Estimate Volterra series via Gaussian process regression using polynomial kernels
We provide the Matlab package poly_reg and the Python package preg for the same purpose.
preg is a Python module for doing Gaussian process regression [1] using a polynomial covariance function. It can be used to find a Volterra or Wiener series expansion of an unknown system where only pairs of vector-valued inputs and scalar outputs are given [2].
The package provides the following functionalities:
-
Automatic model selection according to one of three possible criteria:
a. the log-likelihood of the observed data [1]; b. Geisser's surrogate predictive probability [3]; c. the analytically computed leave-one-out error on the training set [4].
-
Computation of the predictive distribution (i.e., predictive mean and variance) of the output for a new, previously unseen input.
-
Computation of the explicit nth-order Volterra operator from the implicitly given polynomial expansion (see [2])
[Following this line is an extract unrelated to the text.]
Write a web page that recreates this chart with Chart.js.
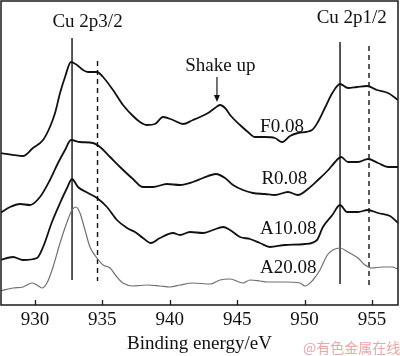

The available polynomial covariance functions of order p are
1. the inhomogeneous polynomial kernel: k(x, y) = (x*y + 1)^p
2. the summed polynomial kernel: k(x,y) = sum_i^p (x*y)^i
3. the adaptive polynomial kernel: k(x,y) = sum_i^p w_i (x*y)^i where each degree of
nonlinearity receives an individual weight w_i that is found during model
selection.
Example of use::
from preg import Preg, Logger
with Logger('linear') as lg:
# init Gaussian process object
gp = Preg(logger, covariance, degree, hyperparameters)
# do automatic model selection for polynomial degree 1 to 4 and training
gp.amsd(Xtrain, ytrain, [1,2,3,4], model_selection_method,
number_of_iterations)
# predict on test data
predicted_test_outputs = gp.predict(test_inputs)
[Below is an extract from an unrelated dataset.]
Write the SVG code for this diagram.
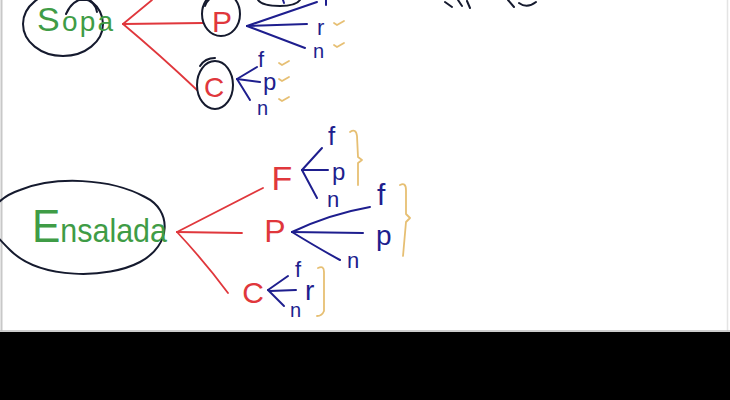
<svg xmlns="http://www.w3.org/2000/svg" width="730" height="400" viewBox="0 0 730 400">
  <defs>
    <style>
      .ink { fill: none; stroke-linecap: round; stroke-linejoin: round; }
      .outline { stroke: #151a2e; stroke-width: 2; }
      .red { stroke: #e0373c; stroke-width: 1.8; }
      .blue { stroke: #1e1e8e; stroke-width: 2; }
      .yel { stroke: #e2b45a; stroke-width: 1.8; opacity: 0.85; }
      .t { font-family: "Liberation Sans", "DejaVu Sans", sans-serif; }
      .tg { fill: #3f9c46; }
      .tr { fill: #e0373c; }
      .tb { fill: #1e1e8e; }
    </style>
  </defs>
  <rect x="0" y="0" width="730" height="400" fill="#ffffff"/>
  <line x1="1.5" y1="0" x2="1.5" y2="331" stroke="#c8c8c8" stroke-width="2"/>
  <line x1="727.5" y1="0" x2="727.5" y2="331" stroke="#e4e4e4" stroke-width="1.5"/>
  <line x1="0" y1="331" x2="730" y2="331" stroke="#bdbdbd" stroke-width="1.5"/>
  <rect x="0" y="332" width="730" height="68" fill="#000000"/>

  <!-- fragments at top edge -->
  <g id="top-fragments" class="ink outline">
    <path d="M 258 0 Q 262 6 280 6 Q 296 6 300 0"/>
    <path d="M 445 2 L 452 7 M 458 0 L 462 6 M 467 1 L 470 8 M 508 0 L 514 7 M 519 3 Q 527 9 536 2"/>
  </g>

  <g id="connectors" class="ink">
    <g class="red">
      <path d="M 123 24 L 152 0"/>
      <path d="M 123 24 L 203 23"/>
      <path d="M 123 24 Q 160 55 197 90"/>
      <path d="M 177 232 L 263 188"/>
      <path d="M 177 232 L 242 233"/>
      <path d="M 177 232 Q 205 262 228 293"/>
    </g>
    <g class="blue">
      <path d="M 283 0 L 284 3"/>
      <path d="M 326 0 L 326 5"/>
      <path d="M 247 26 L 317 2"/>
      <path d="M 247 26 L 307 24"/>
      <path d="M 247 26 L 305 48"/>
      <path d="M 237 79 L 257 67"/>
      <path d="M 237 79 L 260 82"/>
      <path d="M 237 79 L 250 100"/>
      <path d="M 302 170 L 322 148"/>
      <path d="M 302 170 L 328 170"/>
      <path d="M 302 170 L 317 198"/>
      <path d="M 292 232 Q 330 214 370 207"/>
      <path d="M 292 232 L 363 233"/>
      <path d="M 292 232 Q 318 248 340 260"/>
      <path d="M 268 290 L 288 276"/>
      <path d="M 270 291 L 296 290"/>
      <path d="M 268 290 L 284 306"/>
    </g>
  </g>

  <g id="sopa">
    <ellipse cx="63" cy="24" rx="40" ry="32" class="ink outline"/>
    <path d="M 66 14 Q 72 0 84 -1 Q 95 1 97 12" class="ink outline"/>
    <text x="37" y="31" textLength="76" lengthAdjust="spacing" class="t tg"><tspan font-size="34">S</tspan><tspan font-size="28">opa</tspan></text>
  </g>

  <g id="sopa-P">
    <ellipse cx="221" cy="14" rx="19" ry="22" class="ink outline"/>
    <path d="M 205 6 Q 208 -2 214 -3" class="ink outline"/>
    <text x="222" y="32" font-size="30" text-anchor="middle" class="t tr">P</text>
  </g>
  <g id="sopa-P-leaves">
    <text x="317" y="35" font-size="22" class="t tb">r</text>
    <text x="313" y="58" font-size="20" class="t tb">n</text>
    <path d="M 334 23 l 3 2 l 7 -4 M 334 45 l 3 2 l 7 -4" class="ink yel"/>
  </g>

  <g id="sopa-C">
    <ellipse cx="215" cy="85" rx="18" ry="24" class="ink outline"/>
    <path d="M 200 66 Q 205 58 215 58" class="ink outline"/>
    <text x="214" y="97" font-size="28" text-anchor="middle" class="t tr">C</text>
  </g>
  <g id="sopa-C-leaves">
    <text x="258" y="67" font-size="22" class="t tb">f</text>
    <text x="263" y="90" font-size="24" class="t tb">p</text>
    <text x="257" y="115" font-size="20" class="t tb">n</text>
    <path d="M 279 63 l 3 2 l 7 -4 M 279 79 l 3 2 l 7 -4 M 279 99 l 3 2 l 7 -4" class="ink yel"/>
  </g>

  <g id="ensalada">
    <path d="M -4 205 Q 5 195 20 190 C 55 176 110 178 145 197 C 172 210 172 245 140 262 C 108 279 40 280 10 250 Q 0 240 -4 235" class="ink outline"/>
    <text x="32" y="242" textLength="135" lengthAdjust="spacingAndGlyphs" class="t tg"><tspan font-size="46">E</tspan><tspan font-size="33">nsalada</tspan></text>
  </g>

  <g id="ensalada-F">
    <text x="282" y="190" font-size="34" text-anchor="middle" class="t tr">F</text>
  </g>
  <g id="ensalada-F-leaves">
    <text x="328" y="145" font-size="26" class="t tb">f</text>
    <text x="332" y="180" font-size="24" class="t tb">p</text>
    <text x="327" y="207" font-size="22" class="t tb">n</text>
    <path d="M 350 132 Q 356 128 357 136 L 358 157 L 362 160 L 358 163 L 358 185" class="ink yel"/>
  </g>

  <g id="ensalada-P">
    <text x="275" y="242" font-size="32" text-anchor="middle" class="t tr">P</text>
  </g>
  <g id="ensalada-P-leaves">
    <text x="377" y="205" font-size="30" class="t tb">f</text>
    <text x="376" y="245" font-size="28" class="t tb">p</text>
    <text x="347" y="268" font-size="22" class="t tb">n</text>
    <path d="M 400 185 Q 406 182 406 190 L 406 214 L 410 218 L 406 222 L 403 256" class="ink yel"/>
  </g>

  <g id="ensalada-C">
    <text x="253" y="303" font-size="30" text-anchor="middle" class="t tr">C</text>
  </g>
  <g id="ensalada-C-leaves">
    <text x="295" y="277" font-size="22" class="t tb">f</text>
    <text x="305" y="300" font-size="28" class="t tb">r</text>
    <text x="290" y="317" font-size="20" class="t tb">n</text>
    <path d="M 318 268 Q 324 265 324 272 L 324 311 Q 322 316 317 316" class="ink yel"/>
  </g>
</svg>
# estimate third order Volterra kernel (i.e. a third order tensor of coefficients)
volterra_kernel_3 = gp.volt(3)
A simple 1D toy example showing the basic regression functionality is given in the accompanying programming example 'sinc_example.py'. Further examples can be found in the test file 'test_preg.py' and in the notebook 'Volterra System Identification.ipynb'.
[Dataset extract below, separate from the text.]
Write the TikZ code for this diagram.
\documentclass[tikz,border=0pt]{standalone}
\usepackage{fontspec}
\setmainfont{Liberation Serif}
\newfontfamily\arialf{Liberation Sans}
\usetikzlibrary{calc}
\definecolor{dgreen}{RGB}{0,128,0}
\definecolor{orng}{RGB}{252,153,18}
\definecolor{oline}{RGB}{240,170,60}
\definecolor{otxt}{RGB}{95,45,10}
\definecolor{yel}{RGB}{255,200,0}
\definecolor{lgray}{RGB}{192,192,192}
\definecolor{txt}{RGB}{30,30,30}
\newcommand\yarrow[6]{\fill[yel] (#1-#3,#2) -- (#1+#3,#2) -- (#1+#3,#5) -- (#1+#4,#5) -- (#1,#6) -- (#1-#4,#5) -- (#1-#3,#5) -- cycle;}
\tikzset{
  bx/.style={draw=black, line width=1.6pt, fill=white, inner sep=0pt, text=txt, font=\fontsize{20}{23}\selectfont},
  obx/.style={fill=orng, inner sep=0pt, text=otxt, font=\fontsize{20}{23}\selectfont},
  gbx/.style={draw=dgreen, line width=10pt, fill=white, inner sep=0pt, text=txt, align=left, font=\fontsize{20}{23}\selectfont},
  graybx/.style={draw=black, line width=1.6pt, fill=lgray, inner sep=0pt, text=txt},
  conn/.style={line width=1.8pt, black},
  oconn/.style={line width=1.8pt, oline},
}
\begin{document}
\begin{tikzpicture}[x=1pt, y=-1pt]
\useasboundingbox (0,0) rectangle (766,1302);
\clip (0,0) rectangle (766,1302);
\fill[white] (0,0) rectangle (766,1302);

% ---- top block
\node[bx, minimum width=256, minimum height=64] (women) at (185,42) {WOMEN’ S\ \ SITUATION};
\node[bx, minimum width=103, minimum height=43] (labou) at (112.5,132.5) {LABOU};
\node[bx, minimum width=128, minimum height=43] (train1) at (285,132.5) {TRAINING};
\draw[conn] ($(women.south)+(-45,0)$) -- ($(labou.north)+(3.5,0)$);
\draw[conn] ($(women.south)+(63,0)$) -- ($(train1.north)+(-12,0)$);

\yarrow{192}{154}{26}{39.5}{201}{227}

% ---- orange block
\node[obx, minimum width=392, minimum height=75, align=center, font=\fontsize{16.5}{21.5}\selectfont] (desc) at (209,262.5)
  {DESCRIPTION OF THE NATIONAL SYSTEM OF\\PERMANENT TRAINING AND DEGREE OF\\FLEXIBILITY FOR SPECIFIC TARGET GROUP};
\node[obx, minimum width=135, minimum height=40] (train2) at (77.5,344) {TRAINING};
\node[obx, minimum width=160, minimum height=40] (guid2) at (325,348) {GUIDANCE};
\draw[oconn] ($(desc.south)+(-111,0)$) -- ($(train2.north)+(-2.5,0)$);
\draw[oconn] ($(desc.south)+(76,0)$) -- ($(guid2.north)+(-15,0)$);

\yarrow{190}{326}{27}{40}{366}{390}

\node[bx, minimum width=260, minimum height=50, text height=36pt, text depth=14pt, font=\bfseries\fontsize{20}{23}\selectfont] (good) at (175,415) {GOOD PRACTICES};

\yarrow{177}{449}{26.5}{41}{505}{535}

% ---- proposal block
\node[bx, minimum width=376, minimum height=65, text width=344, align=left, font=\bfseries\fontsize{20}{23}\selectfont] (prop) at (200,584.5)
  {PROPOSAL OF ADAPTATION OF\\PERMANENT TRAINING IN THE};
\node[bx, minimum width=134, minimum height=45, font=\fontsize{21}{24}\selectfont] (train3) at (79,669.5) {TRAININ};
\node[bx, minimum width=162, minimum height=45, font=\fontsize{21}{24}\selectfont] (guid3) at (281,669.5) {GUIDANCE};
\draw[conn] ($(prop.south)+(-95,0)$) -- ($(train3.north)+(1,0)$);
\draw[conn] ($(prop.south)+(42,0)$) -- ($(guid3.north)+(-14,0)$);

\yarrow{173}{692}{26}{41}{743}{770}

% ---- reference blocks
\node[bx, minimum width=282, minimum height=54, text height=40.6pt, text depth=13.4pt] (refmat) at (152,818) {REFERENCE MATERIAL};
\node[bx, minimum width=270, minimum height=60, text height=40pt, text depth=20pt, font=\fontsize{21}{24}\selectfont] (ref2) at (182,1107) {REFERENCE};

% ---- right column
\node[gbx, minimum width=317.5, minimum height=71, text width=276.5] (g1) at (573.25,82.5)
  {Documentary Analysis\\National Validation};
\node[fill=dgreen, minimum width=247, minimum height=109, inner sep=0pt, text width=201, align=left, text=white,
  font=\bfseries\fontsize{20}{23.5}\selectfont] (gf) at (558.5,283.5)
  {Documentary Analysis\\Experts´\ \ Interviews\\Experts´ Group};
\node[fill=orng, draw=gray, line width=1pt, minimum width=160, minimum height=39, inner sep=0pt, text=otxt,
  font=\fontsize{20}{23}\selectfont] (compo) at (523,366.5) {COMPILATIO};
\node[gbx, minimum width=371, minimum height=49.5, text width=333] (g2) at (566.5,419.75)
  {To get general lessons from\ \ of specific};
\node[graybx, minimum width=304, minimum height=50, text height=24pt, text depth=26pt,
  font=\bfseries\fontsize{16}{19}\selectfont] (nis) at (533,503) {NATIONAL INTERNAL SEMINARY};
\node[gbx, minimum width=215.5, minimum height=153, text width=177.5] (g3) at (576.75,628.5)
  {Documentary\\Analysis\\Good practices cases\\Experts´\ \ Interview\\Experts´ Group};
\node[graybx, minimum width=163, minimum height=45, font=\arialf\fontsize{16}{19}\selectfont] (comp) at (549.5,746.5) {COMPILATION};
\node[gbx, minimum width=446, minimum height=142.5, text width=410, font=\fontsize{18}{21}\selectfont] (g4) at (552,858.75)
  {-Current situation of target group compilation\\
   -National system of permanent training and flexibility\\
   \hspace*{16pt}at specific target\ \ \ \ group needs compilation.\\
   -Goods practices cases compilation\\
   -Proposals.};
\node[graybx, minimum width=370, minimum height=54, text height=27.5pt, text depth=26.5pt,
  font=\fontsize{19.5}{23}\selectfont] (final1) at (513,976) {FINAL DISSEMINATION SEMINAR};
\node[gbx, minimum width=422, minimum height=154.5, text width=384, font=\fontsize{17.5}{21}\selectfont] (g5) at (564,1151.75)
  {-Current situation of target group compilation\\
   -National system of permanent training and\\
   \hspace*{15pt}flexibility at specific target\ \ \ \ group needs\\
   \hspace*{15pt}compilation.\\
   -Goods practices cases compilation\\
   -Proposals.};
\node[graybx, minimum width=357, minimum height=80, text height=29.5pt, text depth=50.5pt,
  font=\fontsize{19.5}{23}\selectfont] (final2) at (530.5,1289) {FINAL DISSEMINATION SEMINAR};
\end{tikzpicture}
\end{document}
preg can be used together with scikit-learn, i.e. it implements the scikit-lean-API-functions set_params(), get_params(), fit(), and predict() for being included in the cross-validation estimator and pipelines. Console output is fed to a logger based on the standard python module logging.
To install, unpack the python distribution, then execute::
python setup.py install
The module is available as::
import preg
The tests can be run by typing in the installation directory (nose must be installed)::
nosetests -v
The documentation can be generated by typing in the subdirectory doc::
make html
The automatic model selection uses a minimization routine based on Carl Rasmussen's minimize.m MATLAB script (see copyright notice in the function code) and its Python adaptation by R. Memisevic (2008).
Further documentation on preg can be found here.
Authors: Matthias O. Franz and Peter V. Gehler
Poly_reg is a Matlab package for doing Gaussian process regression [1] using a polynomial covariance function. It can be used to find a Volterra or Wiener series expansion of an unknown system where only pairs of vector-valued inputs and scalar outputs are given [2]. The package provides the following functionalities:
- Automatic model selection according to one of three possible criteria: a. the log-likelihood of the observed data [1]; b. Geisser’s surrogate predictive probability [3]; c. the analytically computed leave-one-out error on the training set [4].
- Computation of the predictive distribution (i.e., predictive mean and variance) of the output for a new, previously unseen input.
- Computation of the explicit nth-order Volterra operator from the implicitly given polynomial expansion (see [2])
The available polynomial covariance functions of order p are
- the inhomogeneous polynomial kernel:
k(x, y) = (x’*y + 1)^p
- the adaptive polynomial kernel:
k(x,y) = sum_i^p (w_i x’y)^I
where each degree of nonlinearity receives an individual weight w_i that is found during model selection.
For installing the package, please download all files in the directory poly_reg. A simple 1D toy example showing the basic regression functionality is given in the programming example sinc_test.m (together with the plotting routine plot_predict.m). We included also a system identification example (volterra_system_identification.m) in which a first and second order Volterra is estimated from a time series generated by a dynamical system.
Further documentation on poly_reg can be found here.
[1] Rasmussen, C. E., & Williams, C. K. I. (2006). Gaussian processes for machine learning. Cambridge, MA: MIT Press.
[2] Franz, M. O. and B. Schölkopf (2006). A unifying view of Wiener and Volterra theory and polynomial kernel regression. Neural Computation. 18, 3097 – 3118.
[3] S. Sundararajan, S.S. Keerthi (2001). Predictive approaches for choosing hyperparameters in Gaussian processes. Neural Computation 13, 1103-1118.
[4] V. Vapnik (1982). Estimation of dependences based on empirical data. New York: Springer.